• **Task instructions**:
Give the material once more, word for word, without any images.

• **Data extract**:
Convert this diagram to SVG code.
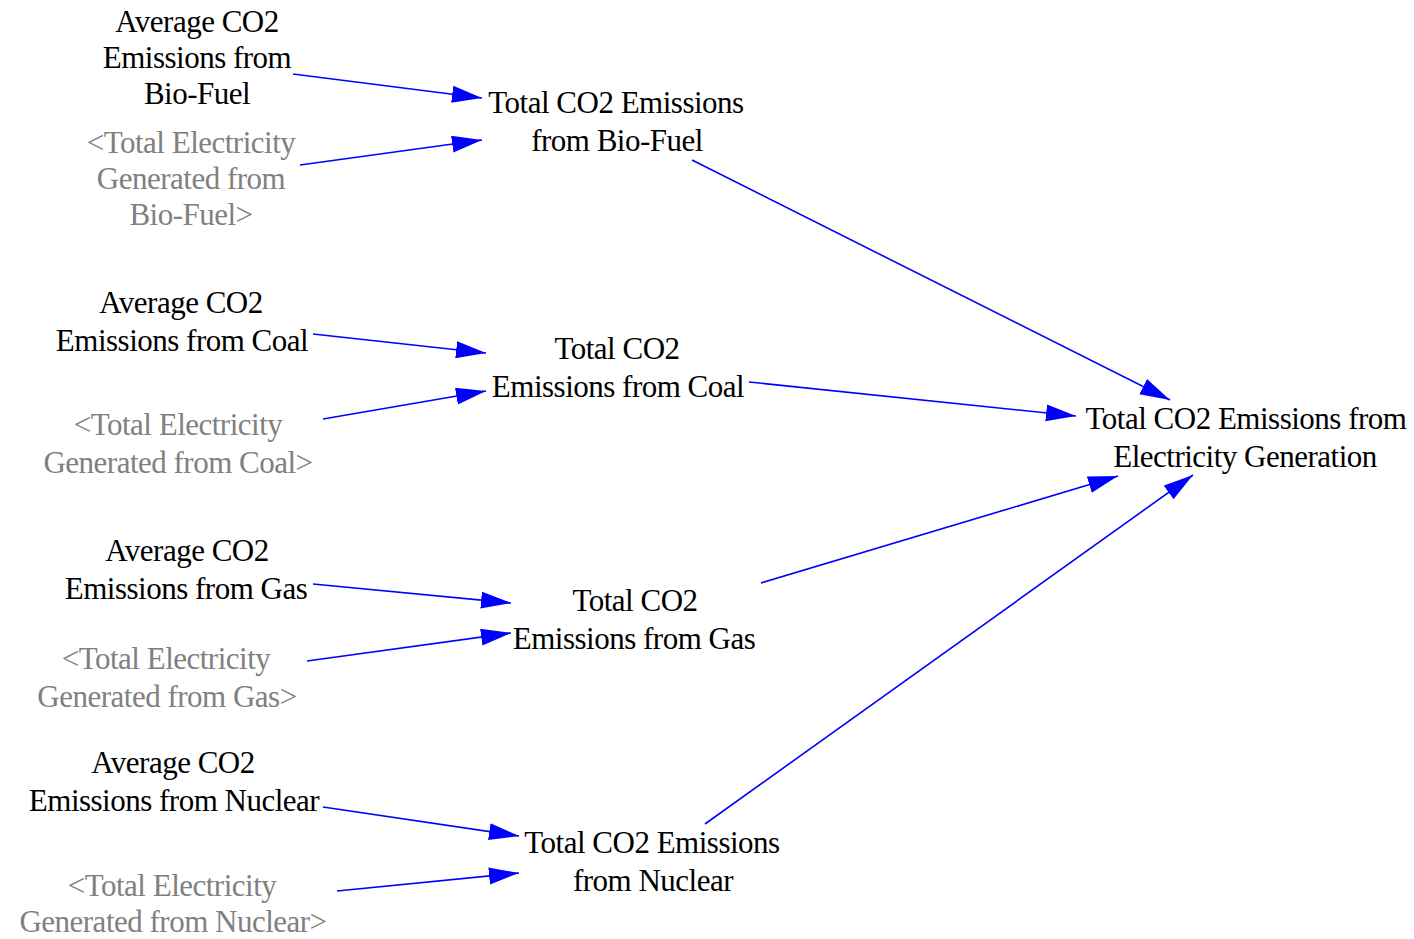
<svg xmlns="http://www.w3.org/2000/svg" width="1414" height="939" viewBox="0 0 1414 939">
  <defs>
    <style>
      text { font-family: "Liberation Serif", "Times New Roman", serif; font-size: 31px; letter-spacing: -0.5px; text-anchor: middle; fill: #000; }
      .shadow text { fill: #808080; }
      .link { stroke: #0000ff; stroke-width: 1.6; fill: none; marker-end: url(#head); }
    </style>
    <marker id="head" markerUnits="userSpaceOnUse" markerWidth="31" markerHeight="18" refX="30" refY="8.5" orient="auto">
      <path d="M0,0 L30,8.5 L0,17 z" fill="#0000ff"/>
    </marker>
  </defs>
  <rect width="1414" height="939" fill="#fff"/>

  <g id="connectors">
    <line class="link" x1="293" y1="74" x2="482" y2="98"/>
    <line class="link" x1="300" y1="165" x2="482" y2="140"/>
    <line class="link" x1="692" y1="160" x2="1170" y2="400"/>
    <line class="link" x1="313" y1="334" x2="486" y2="353"/>
    <line class="link" x1="323" y1="419" x2="486" y2="391"/>
    <line class="link" x1="749" y1="382" x2="1076" y2="416"/>
    <line class="link" x1="313" y1="584" x2="511" y2="603"/>
    <line class="link" x1="307" y1="661" x2="511" y2="633"/>
    <line class="link" x1="761" y1="583" x2="1118" y2="476"/>
    <line class="link" x1="323" y1="807" x2="519" y2="836"/>
    <line class="link" x1="337" y1="891" x2="519" y2="873"/>
    <line class="link" x1="705" y1="824" x2="1193" y2="475"/>
  </g>

  <g id="avg-biofuel">
    <text x="197" y="32">Average CO2</text>
    <text x="197" y="68">Emissions from</text>
    <text x="197" y="104">Bio-Fuel</text>
  </g>
  <g id="elec-biofuel" class="shadow">
    <text x="191" y="153">&lt;Total Electricity</text>
    <text x="191" y="189">Generated from</text>
    <text x="191" y="225">Bio-Fuel&gt;</text>
  </g>
  <g id="total-biofuel">
    <text x="616" y="113">Total CO2 Emissions</text>
    <text x="617" y="151">from Bio-Fuel</text>
  </g>

  <g id="avg-coal">
    <text x="181" y="313">Average CO2</text>
    <text x="182" y="351">Emissions from Coal</text>
  </g>
  <g id="elec-coal" class="shadow">
    <text x="178" y="435">&lt;Total Electricity</text>
    <text x="178" y="473">Generated from Coal&gt;</text>
  </g>
  <g id="total-coal">
    <text x="617" y="359">Total CO2</text>
    <text x="618" y="397">Emissions from Coal</text>
  </g>

  <g id="total-generation">
    <text x="1246" y="429">Total CO2 Emissions from</text>
    <text x="1245" y="467">Electricity Generation</text>
  </g>

  <g id="avg-gas">
    <text x="187" y="561">Average CO2</text>
    <text x="186" y="599">Emissions from Gas</text>
  </g>
  <g id="elec-gas" class="shadow">
    <text x="166" y="669">&lt;Total Electricity</text>
    <text x="167" y="707">Generated from Gas&gt;</text>
  </g>
  <g id="total-gas">
    <text x="635" y="611">Total CO2</text>
    <text x="634" y="649">Emissions from Gas</text>
  </g>

  <g id="avg-nuclear">
    <text x="173" y="773">Average CO2</text>
    <text x="174" y="811">Emissions from Nuclear</text>
  </g>
  <g id="elec-nuclear" class="shadow">
    <text x="172" y="896">&lt;Total Electricity</text>
    <text x="173" y="932">Generated from Nuclear&gt;</text>
  </g>
  <g id="total-nuclear">
    <text x="652" y="853">Total CO2 Emissions</text>
    <text x="653" y="891">from Nuclear</text>
  </g>
</svg>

• **Result for this exercise**:
Convert this diagram to SVG code.
<svg xmlns="http://www.w3.org/2000/svg" width="1414" height="939" viewBox="0 0 1414 939">
  <defs>
    <style>
      text { font-family: "Liberation Serif", "Times New Roman", serif; font-size: 31px; letter-spacing: -0.5px; text-anchor: middle; fill: #000; }
      .shadow text { fill: #808080; }
      .link { stroke: #0000ff; stroke-width: 1.6; fill: none; marker-end: url(#head); }
    </style>
    <marker id="head" markerUnits="userSpaceOnUse" markerWidth="31" markerHeight="18" refX="30" refY="8.5" orient="auto">
      <path d="M0,0 L30,8.5 L0,17 z" fill="#0000ff"/>
    </marker>
  </defs>
  <rect width="1414" height="939" fill="#fff"/>

  <g id="connectors">
    <line class="link" x1="293" y1="74" x2="482" y2="98"/>
    <line class="link" x1="300" y1="165" x2="482" y2="140"/>
    <line class="link" x1="692" y1="160" x2="1170" y2="400"/>
    <line class="link" x1="313" y1="334" x2="486" y2="353"/>
    <line class="link" x1="323" y1="419" x2="486" y2="391"/>
    <line class="link" x1="749" y1="382" x2="1076" y2="416"/>
    <line class="link" x1="313" y1="584" x2="511" y2="603"/>
    <line class="link" x1="307" y1="661" x2="511" y2="633"/>
    <line class="link" x1="761" y1="583" x2="1118" y2="476"/>
    <line class="link" x1="323" y1="807" x2="519" y2="836"/>
    <line class="link" x1="337" y1="891" x2="519" y2="873"/>
    <line class="link" x1="705" y1="824" x2="1193" y2="475"/>
  </g>

  <g id="avg-biofuel">
    <text x="197" y="32">Average CO2</text>
    <text x="197" y="68">Emissions from</text>
    <text x="197" y="104">Bio-Fuel</text>
  </g>
  <g id="elec-biofuel" class="shadow">
    <text x="191" y="153">&lt;Total Electricity</text>
    <text x="191" y="189">Generated from</text>
    <text x="191" y="225">Bio-Fuel&gt;</text>
  </g>
  <g id="total-biofuel">
    <text x="616" y="113">Total CO2 Emissions</text>
    <text x="617" y="151">from Bio-Fuel</text>
  </g>

  <g id="avg-coal">
    <text x="181" y="313">Average CO2</text>
    <text x="182" y="351">Emissions from Coal</text>
  </g>
  <g id="elec-coal" class="shadow">
    <text x="178" y="435">&lt;Total Electricity</text>
    <text x="178" y="473">Generated from Coal&gt;</text>
  </g>
  <g id="total-coal">
    <text x="617" y="359">Total CO2</text>
    <text x="618" y="397">Emissions from Coal</text>
  </g>

  <g id="total-generation">
    <text x="1246" y="429">Total CO2 Emissions from</text>
    <text x="1245" y="467">Electricity Generation</text>
  </g>

  <g id="avg-gas">
    <text x="187" y="561">Average CO2</text>
    <text x="186" y="599">Emissions from Gas</text>
  </g>
  <g id="elec-gas" class="shadow">
    <text x="166" y="669">&lt;Total Electricity</text>
    <text x="167" y="707">Generated from Gas&gt;</text>
  </g>
  <g id="total-gas">
    <text x="635" y="611">Total CO2</text>
    <text x="634" y="649">Emissions from Gas</text>
  </g>

  <g id="avg-nuclear">
    <text x="173" y="773">Average CO2</text>
    <text x="174" y="811">Emissions from Nuclear</text>
  </g>
  <g id="elec-nuclear" class="shadow">
    <text x="172" y="896">&lt;Total Electricity</text>
    <text x="173" y="932">Generated from Nuclear&gt;</text>
  </g>
  <g id="total-nuclear">
    <text x="652" y="853">Total CO2 Emissions</text>
    <text x="653" y="891">from Nuclear</text>
  </g>
</svg>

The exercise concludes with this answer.